The other contributor to this blog has been lax, while I have been merely absent. This will attempt to correct that, and to address a question that has been bothering me for a few months: Why are the Big Banks and Wall Street on board with the Marxists? Does it smack at all of conspiracy that Paulson came from Goldman Sachs, as did Rubin, the mentor of Geithner, as did Summers, and that all of the major moves we have seen recently seem to benefit only Wall Street, and do nothing for the rest of us? Could it be because, while Paulson told us that "credit markets were frozen" and that there was an "electronic run on banks", all that was really happening was that he and Bush were looking around the room, so to speak, and seeing that a few big investment houses were having trouble borrowing, and that had to be fixed? But was there a credit crisis? How many unsolicited mailings did you receive during the last quarter of 08, or for that matter this quarter of 09, offering you yet another credit card, refinancing of your mortgage, etc.? Consumer credit and other forms of producer credit were, it seems, doing just fine.

Why is power being consolidated in the Oval Office while these Wall Street firms and banks take in billions of our taxpayer dollars to accomplish ... what? Goldman claims it was "forced" to take 25 Billion from the government, but otherwise doesn't need the bailout. But Goldman got at least 13 of the 170 Billion paid to AIG, which, in addition to Goldman, paid Bank of America, Merrill Lynch (and who got that little company?), UBS, JP Morgan, Chase, Morgan Stanley, Deutsche Bank and Barclays additional Billions. AIG, the company that Sean Brodrick reports lost $7700 a second in the last quarter of 08 (total over 61 Billion), was nothing more than a conduit to pay the friends of Paulson, Geithner and Summers. How did the people who cheered when the laws changed to allow banks to play in the derivatives market get to run the government's programs to "fix" the problems created in part by that travesty?

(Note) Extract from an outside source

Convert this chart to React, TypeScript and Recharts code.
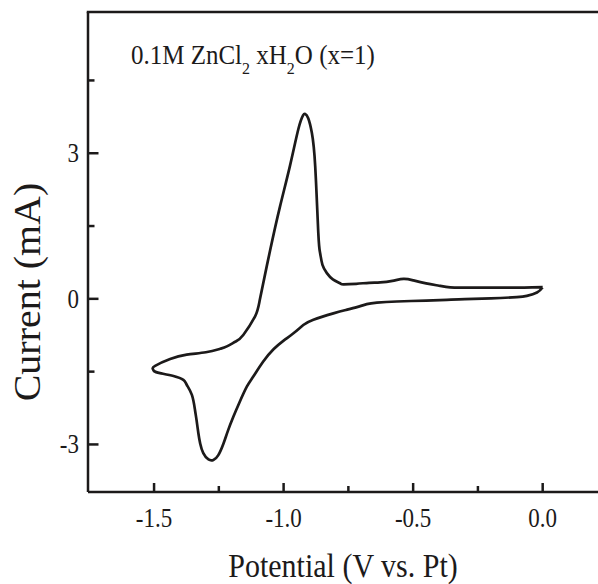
import { LineChart, Line, XAxis, YAxis, Label } from 'recharts';

// CV loop, traced from the right tip: cathodic sweep first, then back
const potential = [
  0.0, -0.022, -0.061, -0.1, -0.2, -0.3, -0.37, -0.45, -0.563, -0.64,
  -0.679, -0.717, -0.76, -0.808, -0.885, -0.924, -0.962, -1.0, -1.039, -1.08,
  -1.117, -1.142, -1.17, -1.194, -1.215, -1.232, -1.252, -1.271, -1.29, -1.31,
  -1.322, -1.329, -1.336, -1.342, -1.354, -1.374, -1.387, -1.425, -1.477, -1.5,
  -1.505, -1.496, -1.438, -1.374, -1.3, -1.245, -1.219, -1.185, -1.155, -1.11,
  -1.091, -1.052, -1.014, -0.975, -0.943, -0.925, -0.917, -0.905, -0.891, -0.878,
  -0.866, -0.859, -0.85, -0.833, -0.81, -0.782, -0.769, -0.72, -0.67, -0.627,
  -0.58, -0.537, -0.499, -0.45, -0.4, -0.357, -0.3, -0.2, -0.1, -0.04, 0.0,
];
const current = [
  0.24, 0.13, 0.06, 0.035, 0.01, -0.005, -0.02, -0.035, -0.055, -0.08,
  -0.11, -0.17, -0.23, -0.3, -0.43, -0.54, -0.71, -0.86, -1.04, -1.3,
  -1.6, -1.81, -2.13, -2.43, -2.72, -2.98, -3.22, -3.32, -3.31, -3.18,
  -2.98, -2.77, -2.5, -2.29, -1.98, -1.77, -1.67, -1.59, -1.53, -1.49,
  -1.44, -1.38, -1.24, -1.15, -1.1, -1.03, -0.98, -0.88, -0.74, -0.36,
  0.0, 1.0, 1.9, 2.75, 3.5, 3.78, 3.81, 3.72, 3.42, 2.73,
  1.35, 0.94, 0.7, 0.53, 0.4, 0.32, 0.3, 0.31, 0.33, 0.34,
  0.37, 0.41, 0.38, 0.32, 0.27, 0.235, 0.23, 0.23, 0.23, 0.235, 0.24,
];

const xTicks = [-1.5, -1.25, -1.0, -0.75, -0.5, -0.25, 0.0];
const yTicks = [-3, -1.5, 0, 1.5, 3, 4.5];

const data = potential.map((x, i) => ({ x, y: current[i] }));

const INK = '#1c1a1a';
const FONT = '"Liberation Serif", "Times New Roman", serif';

function XTick({ x, y, payload }: any) {
  const v = payload.value;
  const major = Math.abs(v * 2 - Math.round(v * 2)) < 1e-6;
  return (
    <g>
      <line x1={x} x2={x} y1={y} y2={y - (major ? 9 : 6)} stroke={INK} strokeWidth={2.5} />
      {major && (
        <text
          transform={`translate(${x} ${y + 35}) scale(1 1.15)`}
          textAnchor="middle"
          fontSize={23}
          fontFamily={FONT}
          fill={INK}
        >
          {v.toFixed(1)}
        </text>
      )}
    </g>
  );
}

function YTick({ x, y, payload }: any) {
  const v = payload.value;
  const major = Math.abs(v / 3 - Math.round(v / 3)) < 1e-6;
  return (
    <g>
      <line x1={x} x2={x + (major ? 10.5 : 6.5)} y1={y} y2={y} stroke={INK} strokeWidth={2.5} />
      {major && (
        <text
          transform={`translate(${x - 9} ${y + 9}) scale(1 1.15)`}
          textAnchor="end"
          fontSize={23}
          fontFamily={FONT}
          fill={INK}
        >
          {String(v)}
        </text>
      )}
    </g>
  );
}

export default function App() {
  return (
    <div style={{ position: 'absolute', left: 0, top: 0, width: 598, height: 584, background: '#fff', overflow: 'hidden' }}>
      <LineChart width={598} height={584} data={data} margin={{ top: 12, right: 0, bottom: 0, left: 0 }}>
        <XAxis
          dataKey="x"
          type="number"
          domain={[-1.755, 0.2135]}
          allowDataOverflow
          ticks={xTicks}
          interval={0}
          tick={<XTick />}
          tickLine={false}
          tickSize={0}
          tickMargin={0}
          height={92}
          axisLine={{ stroke: INK, strokeWidth: 2.5 }}
        >
          <Label
            content={() => (
              <text
                transform="translate(343 577) scale(1 1.12)"
                textAnchor="middle"
                fontSize={30}
                fontFamily={FONT}
                fill={INK}
              >
                Potential (V vs. Pt)
              </text>
            )}
          />
        </XAxis>
        <YAxis
          dataKey="y"
          type="number"
          domain={[-3.98, 5.91]}
          allowDataOverflow
          ticks={yTicks}
          interval={0}
          tick={<YTick />}
          tickLine={false}
          tickSize={0}
          tickMargin={0}
          width={88}
          axisLine={{ stroke: INK, strokeWidth: 2.5 }}
        >
          <Label
            content={({ viewBox }: any) => (
              <g>
                {/* top frame line of the plot box */}
                <line
                  x1={viewBox.x + viewBox.width - 1.25}
                  x2={598}
                  y1={viewBox.y}
                  y2={viewBox.y}
                  stroke={INK}
                  strokeWidth={2.5}
                />
                <text
                  transform="translate(131 64) scale(1 1.1)"
                  fontSize={25}
                  fontFamily={FONT}
                  fill={INK}
                >
                  <tspan>0.1M ZnCl</tspan>
                  <tspan fontSize={16} dy={9}>2</tspan>
                  <tspan dy={-9}> xH</tspan>
                  <tspan fontSize={16} dy={9}>2</tspan>
                  <tspan dy={-9}>O (x=1)</tspan>
                </text>
                <text
                  transform="translate(40 292) rotate(-90) scale(1.08 1)"
                  textAnchor="middle"
                  fontSize={37}
                  fontFamily={FONT}
                  fill={INK}
                >
                  Current (mA)
                </text>
              </g>
            )}
          />
        </YAxis>
        <Line
          dataKey="y"
          type="natural"
          stroke={INK}
          strokeWidth={2.7}
          dot={false}
          isAnimationActive={false}
        />
      </LineChart>
    </div>
  );
}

My next entry will provide some historical perspective to these "fixes", but does anyone smell a rat? Is this change we can hope for? Or nascent corruption? Desmond Lachman, an official at IMF, wrote in the Washington Post that the recent "dalliance" (see my post below) shows that we should compare the US not to Japan (and its ten-year hiatus caused by poor government regulation in attempting to solve its "crisis"), but rather it should be compared to Argentina, Russia, and Thailand, which collapsed under their own corruption.

Once government assumes the "Commanding Heights" of a command economy, liberty and free markets can and will be held hostage to the "friends of the state", and capitalism is only a twisted, ugly shell of the magical system that made this country great. If you think I am overreacting, ask yourself - how is Obama's insistence on the firing of the CEO of one of the largest companies in the US any different than Putin's arrest of the CEO of Russia's largest oil company, when they disagreed? A despot is a despot is a tyrant is a king is a dictator, and they are all corrupt.